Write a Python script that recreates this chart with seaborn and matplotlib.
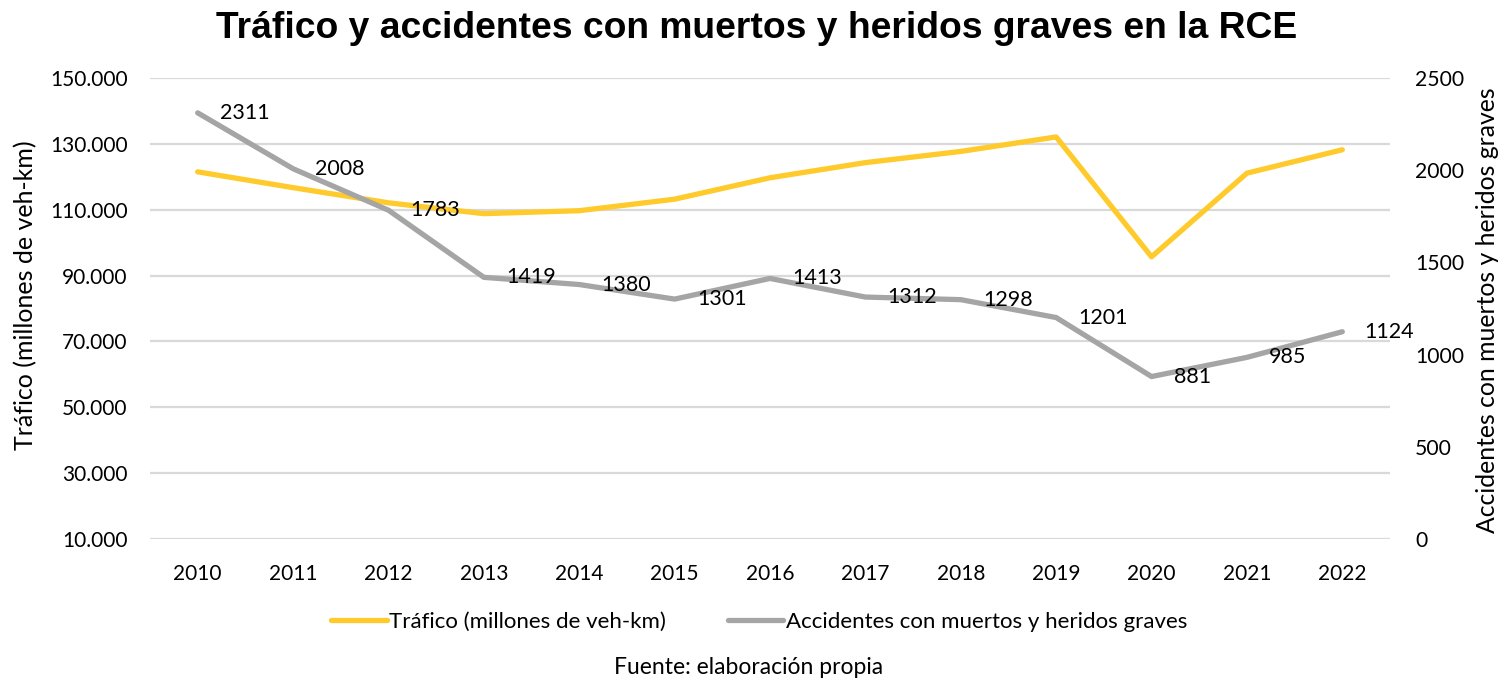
import matplotlib
matplotlib.use('Agg')
import matplotlib.pyplot as plt
import seaborn as sns
from matplotlib.ticker import FuncFormatter, FixedLocator, MultipleLocator

# ==========================================
# DATA
# ==========================================
years = [2010, 2011, 2012, 2013, 2014, 2015, 2016, 2017, 2018, 2019, 2020, 2021, 2022]
traffic = [121500, 116700, 112100, 108800, 109700, 113200, 119700, 124300, 127700, 132100, 95700, 121100, 128200]
accidents = [2311, 2008, 1783, 1419, 1380, 1301, 1413, 1312, 1298, 1201, 881, 985, 1124]
left_ticks = [10000, 30000, 50000, 70000, 90000, 110000, 130000, 150000]

title = 'Tráfico y accidentes con muertos y heridos graves en la RCE'
traffic_label = 'Tráfico (millones de veh-km)'
accidents_label = 'Accidentes con muertos y heridos graves'
source_text = 'Fuente: elaboración propia'

YELLOW = '#FFCA2C'
GRAY = '#A5A5A5'
GRID = '#D9D9D9'

sns.set_theme(style='white')
plt.rcParams['font.family'] = ['Lato', 'DejaVu Sans']
plt.rcParams['text.color'] = 'black'

fig = plt.figure(figsize=(15.03, 6.81), dpi=100)
ax = fig.add_axes([150 / 1503, 1 - 539 / 681, 1240 / 1503, 461 / 681])
ax2 = ax.twinx()

sns.lineplot(x=years, y=traffic, ax=ax, color=YELLOW, lw=3.8, label=traffic_label, legend=False)
sns.lineplot(x=years, y=accidents, ax=ax2, color=GRAY, lw=3.8, label=accidents_label, legend=False)

# left axis
ax.set_xlim(2009.5, 2022.5)
ax.set_ylim(10000, 150000)
ax.yaxis.set_major_locator(FixedLocator(left_ticks))
ax.yaxis.set_major_formatter(FuncFormatter(lambda v, p: f'{int(v):,}'.replace(',', '.')))
ax.set_xticks(years)
ax.set_xticklabels([str(y) for y in years])
ax.grid(axis='y', color=GRID, lw=1.6)
ax.set_axisbelow(True)
ax.tick_params(axis='both', labelsize=15, length=0, colors='black')
ax.tick_params(axis='x', pad=18)
ax.tick_params(axis='y', pad=16)
ax.set_ylabel('')

# right axis
ax2.set_ylim(0, 2500)
ax2.yaxis.set_major_locator(MultipleLocator(500))
ax2.tick_params(axis='y', labelsize=15.2, length=0, colors='black', pad=18)
ax2.grid(False)
ax2.set_ylabel('')

for a in (ax, ax2):
    for s in a.spines.values():
        s.set_visible(False)

# data labels for the accidents series
for x, v in zip(years, accidents):
    ax2.annotate(str(v), (x, v), xytext=(16, 0), textcoords='offset points',
                 ha='left', va='center', fontsize=15.5, color='black')

fig.text(0.017, 1 - 295 / 681, traffic_label, rotation=90, ha='center', va='center', fontsize=18)
fig.text(0.990, 1 - 310 / 681, accidents_label, rotation=90, ha='center', va='center', fontsize=17.8)

fig.text(0.5037, 0.958, title, ha='center', va='center', fontsize=26.8, weight='bold',
         family=['Liberation Sans', 'DejaVu Sans'])

h1, l1 = ax.get_legend_handles_labels()
h2, l2 = ax2.get_legend_handles_labels()
fig.legend(h1 + h2, l1 + l2, loc='center', bbox_to_anchor=(0.505, 1 - 622 / 681), ncol=2,
           frameon=False, fontsize=16, handlelength=2.5, handletextpad=0.1, columnspacing=2.8)

fig.text(0.498, 1 - 667 / 681, source_text, ha='center', va='center', fontsize=16.5)

plt.savefig('out.png', dpi=100)
plt.close()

· · · · · · ·

To be done>
Look at the listing and set down only the lines from its start through the line with "from matplotlib.ticker import", word for word and without pictures.

The answer>
Write a Python script that recreates this chart with seaborn and matplotlib.
import matplotlib
matplotlib.use('Agg')
import matplotlib.pyplot as plt
import seaborn as sns
from matplotlib.ticker import FuncFormatter, FixedLocator, MultipleLocator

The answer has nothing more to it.